We are in the process of building a new home in the upper peninsula of Michigan. Our new place will be on the lake and we have been given quite the range of information regarding what type of heating system to install (we will not have air conditioning).

Due to being on the lake I was told that we will need a whole house humidifier as well as dehumidifier. So my first question is do I need both? Next we have been told that an HRV is also needed in addition to the humidifier and dehumidifier. Thus, my next question is do we truly need all three? We are trying to control some of the costs and the updated HVAC quote came in $20,000 over the original quote. We were told this was due to the necessary additions of the humidifier, dehumidifier, HRV, zoning and air purification system. The house is a two-story colonial style (basically a square that is 32' x 32"). All bedrooms are upstairs with two bathrooms and kitchen, dining room, living room, powder room and entry are on the main level. There are no vaulted ceilings, dormers, or unusual features. Ceiling on first floor are 9' and ceilings on second floor are 8'.

I had requested a high efficiency modulating furnace with two zones (since the house is two story). The additional cost for zoning came it at $4,900+....would this be about average cost for the equipment and installation of zoning for two areas? The brand of furnace quoted is a Trane. It also includes Trane Cleaneffects air clears as well.

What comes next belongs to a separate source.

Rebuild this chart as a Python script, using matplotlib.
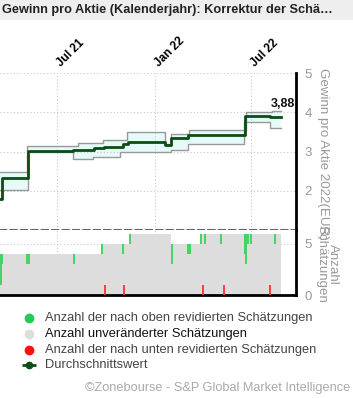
import numpy as np
import matplotlib
matplotlib.use('Agg')
import matplotlib.pyplot as plt
import matplotlib.dates as mdates
import matplotlib.transforms as mtrans
from matplotlib.patches import Rectangle

plt.rcParams['font.family'] = ['Liberation Sans', 'DejaVu Sans']

# EPS estimate 2022 (EUR): mean, high, low (change points)
avg_dates = ['2021-03-16', '2021-03-19', '2021-05-07', '2021-07-31', '2021-09-08',
             '2021-09-27', '2021-11-02', '2021-11-11', '2022-01-19', '2022-01-31',
             '2022-03-04', '2022-06-20', '2022-08-05', '2022-08-26']
avg_vals = [1.80, 2.32, 3.01, 3.04, 3.08, 3.11, 3.18, 3.23, 3.17, 3.35, 3.42, 3.91, 3.88, 3.88]

hi_dates = ['2021-03-16', '2021-05-06', '2021-08-09', '2021-09-25', '2021-11-09',
            '2022-01-20', '2022-01-31', '2022-03-06', '2022-06-22', '2022-08-09', '2022-08-26']
hi_vals = [2.49, 3.13, 3.22, 3.29, 3.50, 3.19, 3.44, 3.54, 4.00, 4.03, 4.03]

lo_dates = ['2021-03-16', '2021-05-08', '2021-07-31', '2021-09-06', '2021-10-27',
            '2022-01-31', '2022-03-04', '2022-06-18', '2022-08-05', '2022-08-26']
lo_vals = [2.03, 3.00, 2.81, 2.87, 3.00, 3.05, 3.20, 3.76, 3.60, 3.60]

# number of estimates
count_dates = ['2021-03-16', '2021-09-22', '2021-11-13', '2022-01-31', '2022-03-27', '2022-08-26']
count_vals = [4, 5, 6, 5, 6, 6]

up_dates = ['2021-03-17', '2021-03-19', '2021-05-06', '2021-05-10', '2021-08-02',
            '2021-09-23', '2021-11-02', '2021-11-15', '2022-02-02', '2022-03-04',
            '2022-03-08', '2022-03-29', '2022-04-05', '2022-05-05', '2022-06-20',
            '2022-06-21', '2022-06-25', '2022-07-01', '2022-08-15']
up_counts = [3, 1, 1, 1, 1, 1, 1, 1, 2, 1, 1, 1, 1, 1, 2, 3, 1, 1, 1]

down_dates = ['2021-09-29', '2021-11-04', '2022-04-01', '2022-05-11', '2022-08-05']
down_counts = [1, 1, 1, 1, 1]

tick_dates = ['2021-07-01', '2022-01-01', '2022-07-01']
tick_labels = ['Jul 21', 'Jan 22', 'Jul 22']

legend_labels = ['Anzahl der nach oben revidierten Schätzungen',
                 'Anzahl unveränderter Schätzungen',
                 'Anzahl der nach unten revidierten Schätzungen',
                 'Durchschnittswert']

title = 'Gewinn pro Aktie (Kalenderjahr): Korrektur der Schä…'
footer = '©Zonebourse - S&P Global Market Intelligence'


def d(s):
    return mdates.date2num(np.array(s, dtype='datetime64[D]'))


def step_at(dates, vals, at):
    return np.array(vals)[np.searchsorted(d(dates), at, side='right') - 1]


x0, x1 = d(['2021-03-16', '2022-09-23'])

W, H = 353, 398
fig = plt.figure(figsize=(W / 100, H / 100), dpi=100)


def frame(l, t, r, b):
    return [l / W, 1 - b / H, (r - l) / W, (b - t) / H]


dark = '#0b4d12'
grid_kw = dict(color='#c8c8c8', ls=(0, (1, 2)), lw=0.8)

# top panel
ax1 = fig.add_axes(frame(0, 73, 296, 230))
all_d = np.unique(np.concatenate([d(hi_dates), d(lo_dates)]))
ax1.fill_between(all_d, step_at(lo_dates, lo_vals, all_d), step_at(hi_dates, hi_vals, all_d),
                 step='post', color='#e6fafa', lw=0)
ax1.plot(d(hi_dates), hi_vals, drawstyle='steps-post', color='#999999', lw=1)
ax1.plot(d(lo_dates), lo_vals, drawstyle='steps-post', color='#999999', lw=1)
ax1.plot(d(avg_dates), avg_vals, drawstyle='steps-post', color=dark, lw=2)
ax1.annotate(f'{avg_vals[-1]:.2f}'.replace('.', ','), xy=(d(avg_dates)[-1], avg_vals[-1]),
             xytext=(1, 7), textcoords='offset points', ha='center', va='baseline',
             fontsize=9, fontweight='bold', color='#111111')
ax1.set_xlim(x0, x1)
ax1.set_ylim(1, 5)
ax1.set_yticks([2, 3, 4, 5])
ax1.set_xticks(d(tick_dates))
ax1.set_xticklabels(tick_labels)
ax1.tick_params(axis='x', top=True, labeltop=True, bottom=False, labelbottom=False, length=0, pad=3)
ax1.tick_params(axis='y', left=False, labelleft=False, right=True, labelright=True, length=0,
                pad=6, labelsize=9.5, labelcolor='#999999')
shift = mtrans.ScaledTranslation(6 / 100, 0, fig.dpi_scale_trans)
for lab in ax1.get_xticklabels():
    lab.set(rotation=45, ha='left', va='bottom', rotation_mode='anchor', fontweight='bold', fontsize=8.5)
    lab.set_transform(lab.get_transform() + shift)
ax1.grid(**grid_kw)
ax1.spines[['left', 'top']].set_visible(False)
ax1.spines['right'].set(color='black', lw=2)
ax1.spines['bottom'].set(color='#666666', lw=1.5, ls=(0, (3, 2)))

# bottom panel
ax2 = fig.add_axes(frame(0, 230, 296, 295))
ax2.set_axisbelow(True)
ax2.fill_between(d(count_dates), 0, count_vals, step='post', facecolor='#dddddd',
                 edgecolor='none', lw=0)
tot_up = step_at(count_dates, count_vals, d(up_dates))
ax2.vlines(d(up_dates), tot_up - np.array(up_counts), tot_up, colors='#3ad35a', lw=1.3, zorder=3)
ax2.vlines(d(down_dates), 0, down_counts, colors='#ff3030', lw=1.3, zorder=3)
ax2.set_xlim(x0, x1)
ax2.set_ylim(0, 6.35)
ax2.set_yticks([0, 5])
ax2.set_xticks(d(tick_dates))
ax2.tick_params(axis='x', bottom=False, labelbottom=False, length=0)
ax2.tick_params(axis='y', left=False, labelleft=False, right=True, labelright=True, length=0,
                pad=6, labelsize=9.5, labelcolor='#999999')
ax2.grid(**grid_kw)
ax2.spines[['left', 'top']].set_visible(False)
ax2.spines['right'].set(color='black', lw=2)
ax2.spines['bottom'].set(color='black', lw=2)

# overlay in pixel coordinates for texts and legend
ov = fig.add_axes([0, 0, 1, 1], zorder=10)
ov.set_xlim(0, W)
ov.set_ylim(H, 0)
ov.axis('off')
ov.patch.set_alpha(0)
ov.add_patch(Rectangle((0, 0), W, 20, color='#eeeeee', lw=0))
ov.text(2, 10, title, fontsize=9.2, fontweight='bold', color='#222222', va='center', ha='left')
ov.text(323, 154, 'Gewinn pro Aktie 2022(EUR)', rotation=270, fontsize=9.6, color='#999999',
        ha='center', va='center')
ov.text(327, 264, 'Anzahl\nSchätzungen', rotation=270, fontsize=9.6, color='#999999',
        ha='center', va='center', linespacing=1.0)

leg_colors = ['#22cc55', '#dddddd', '#ff1010']
leg_y = [318, 334, 350, 365]
for c, y in zip(leg_colors, leg_y[:3]):
    ov.plot([29], [y], 'o', color=c, ms=6)
ov.plot([22, 36], [leg_y[3], leg_y[3]], ls=(0, (2, 1.5)), color=dark, lw=2)
ov.plot([29], [leg_y[3]], 'o', color=dark, ms=4.5)
for lab, y, c in zip(legend_labels, leg_y, ['#444444', '#111111', '#444444', '#444444']):
    ov.text(45, y, lab, fontsize=9.3, color=c, va='center', ha='left')

ov.text(350, 388, footer, fontsize=9.2, color='#aaaaaa', ha='right', va='center')

fig.savefig('out.png', dpi=100)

Any advice on the best type of heating system as well as if a humidifier, dehumidifier and HRV are all needed would be greatly appreciated. Please do not advise on boiler systems as we explored this route but at $40,000+ and not within our budget.


----------



## beenthere (May 30, 2009)

Sorry, we're a tradesmen only site.

Please use our sister site DIYCHATROOM.COM, thank you.

Thread closed.


----------